In Arizona, which has been at the forefront of the national immigration debate since the state enacted its toughest-in-the-nation immigration policy in 2010, Latino activists, politicians, immigrants and their families gathered in front of the state Capitol in Phoenix to praise the move toward comprehensive reform.
Surrounded by activists holding signs reading “not one more deportation,” speakers called on Congress to make family reunification and a path to citizenship the priority.
Jose Garcia Ramirez, an 11-year-old U.S. citizen, started crying at the podium as he spoke about his father, an undocumented immigrant who was arrested this week and is set to be deported tomorrow.
“I really want Obama not to deport him,” he said.

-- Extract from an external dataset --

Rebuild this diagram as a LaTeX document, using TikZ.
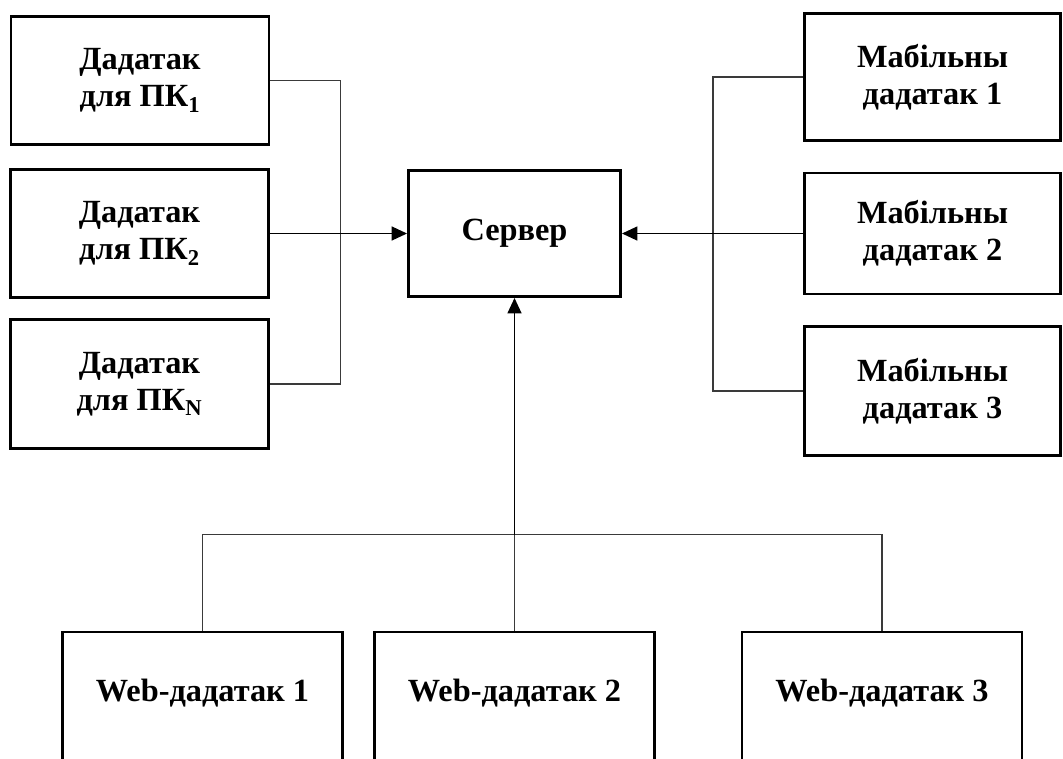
\documentclass[tikz,border=0pt]{standalone}
\usepackage{fontspec}
\setmainfont{Liberation Serif}
\usepackage{tikz}
\usetikzlibrary{arrows.meta,calc,positioning}
\definecolor{linkgray}{HTML}{3A3A3A}
\newcommand{\px}{0.025cm}
\tikzset{
  appbox/.style={draw,line width=2.1pt,align=center,inner sep=0pt,minimum width=258*\px,minimum height=128*\px,font=\fontsize{23}{26.3}\selectfont\bfseries},
  webbox/.style={appbox,minimum width=280*\px,text height=69.5*\px,text depth=95*\px,anchor=north},
  link/.style={linkgray,line width=0.8pt},
  feed/.style={-{Triangle[length=11pt,width=10pt]},black,line width=1pt}
}
\begin{document}
\begin{tikzpicture}[x=\px,y=-\px]
\useasboundingbox (0,0) rectangle (1063,758);
% desktop clients
\node[appbox] (pc1) at (140,80.5) {Дадатак\\для ПК\textsubscript{1}};
\node[appbox] (pc2) at (139.5,233.5) {Дадатак\\для ПК\textsubscript{2}};
\node[appbox,minimum height=129*\px] (pcn) at (139.5,384) {Дадатак\\для ПК\textsubscript{N}};
% server
\node[appbox,minimum width=212*\px,minimum height=126*\px] (server) at (514.5,233.5) {Сервер};
% mobile clients
\node[appbox,minimum width=256*\px,minimum height=127*\px] (mob1) at (932.5,77) {Мабільны\\дадатак 1};
\node[appbox,minimum width=256*\px,minimum height=121*\px] (mob2) at (932.5,233.5) {Мабільны\\дадатак 2};
\node[appbox,minimum width=256*\px,minimum height=129*\px] (mob3) at (932.5,391) {Мабільны\\дадатак 3};
% web clients
\node[webbox] (web1) at (202.5,630.5) {Web-дадатак 1};
\node[webbox] (web2) at (514.5,630.5) {Web-дадатак 2};
\node[webbox] (web3) at (882,630.5) {Web-дадатак 3};
% connectors
\draw[link] (pc1.east) -- ++(70,0) |- (pcn.east);
\draw[feed] (pc2.east) -- (server.west);
\draw[link] (mob1.west) -- ++(-90,0) |- (mob3.west);
\draw[feed] (mob2.west) -- (server.east);
\draw[link] (web1.north) -- ++(0,-96) coordinate (bus) -| (web3.north);
\draw[link] (web2.north) -- (web2.north |- bus) coordinate (hub);
\draw[feed] (hub) -- (server.south);
\end{tikzpicture}
\end{document}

Speakers deplored the current immigration system, saying it tears families apart. U.S. Rep. Raul Grijalva, a Democrat from Tucson, called the issue “biggest moral cliff” facing the nation.
While he praised a bipartisan coalition of senators today for “breaking the ice” to discuss comprehensive immigration reform, he said he remains concerned about a focus on border security.
“Family unification needs to be a major part of the agenda,” Grijalva said.
Still, the principles outlined by the bipartisan group of eight senators is a good start, he said: “For us to be able now in an open way in Congress to debate the particulars of immigration reform — rather than not have a conversation at all — is, in itself, progress.”
Danny Ortega, a Phoenix civil rights attorney and past chair of the National Council of La Raza, said issues, such as determining when the border is secured, remain. Still, he said he thought the proposal put the nation on the right path.
“America through this legislation is beginning to reestablish its core values,” Ortega said after the press conference. The proposal “recognizes the contribution of immigrants and not only that but recognizes that we cannot survive economically without them.”
Daniel Rodriguez, 26, executive director of Somos America Coalition, a group of Phoenix-area community organizations advocating for immigrant rights, said Latino voters need to hold politicians accountable for making reform happen. “Congressional leaders have read the writing on the wall,” he said of the impact of Hispanics on the 2012 elections. “Latino voters have a check to cash in 2013.”
After the press conference, Rodriguez, a 26-year-old law student at Arizona State University who came to this country when he was 7 years old, said he remains concerned about the focus on border security. “My concern is we are going to have ever-changing guideposts on what is a secure border,” he said, adding that he believes deportations should stop as conversations move forward to provide a path to citizenship to undocumented immigrants now in the U.S.
About a dozen immigrants and supporters with the Promise Arizona activist group held an overnight prayer vigil beginning Sunday afternoon at the Capitol, sheltering themselves from the rain in a tent with a large crucifix and sculpture of the Virgin Mary. Participants said they prayed for immigration reform that keeps families together.
Jacqueline Garcia, 16, joined the vigil early Monday morning. The Phoenix high school student who was born in the U.S. knows first-hand the impact of deportations on families: she now goes to school on-line so she can work at Subway to support her ailing grandmother and younger brother. Her grandfather, the family’s breadwinner who had been in the country illegally for more than 20 years, was deported last year.
“It makes me happy they are trying to do something,” Garcia said of the congressional proposal. She said she hopes “to see other families not get separated — it hurts, I went through it. It gets really hard here, especially if the one deported was the one paying the bills.”
She said she wants President Barack Obama to listen to the stories of families like hers.
“We need help,” she said. “We need comprehensive immigration reform. It will help a lot of people and keep families together.”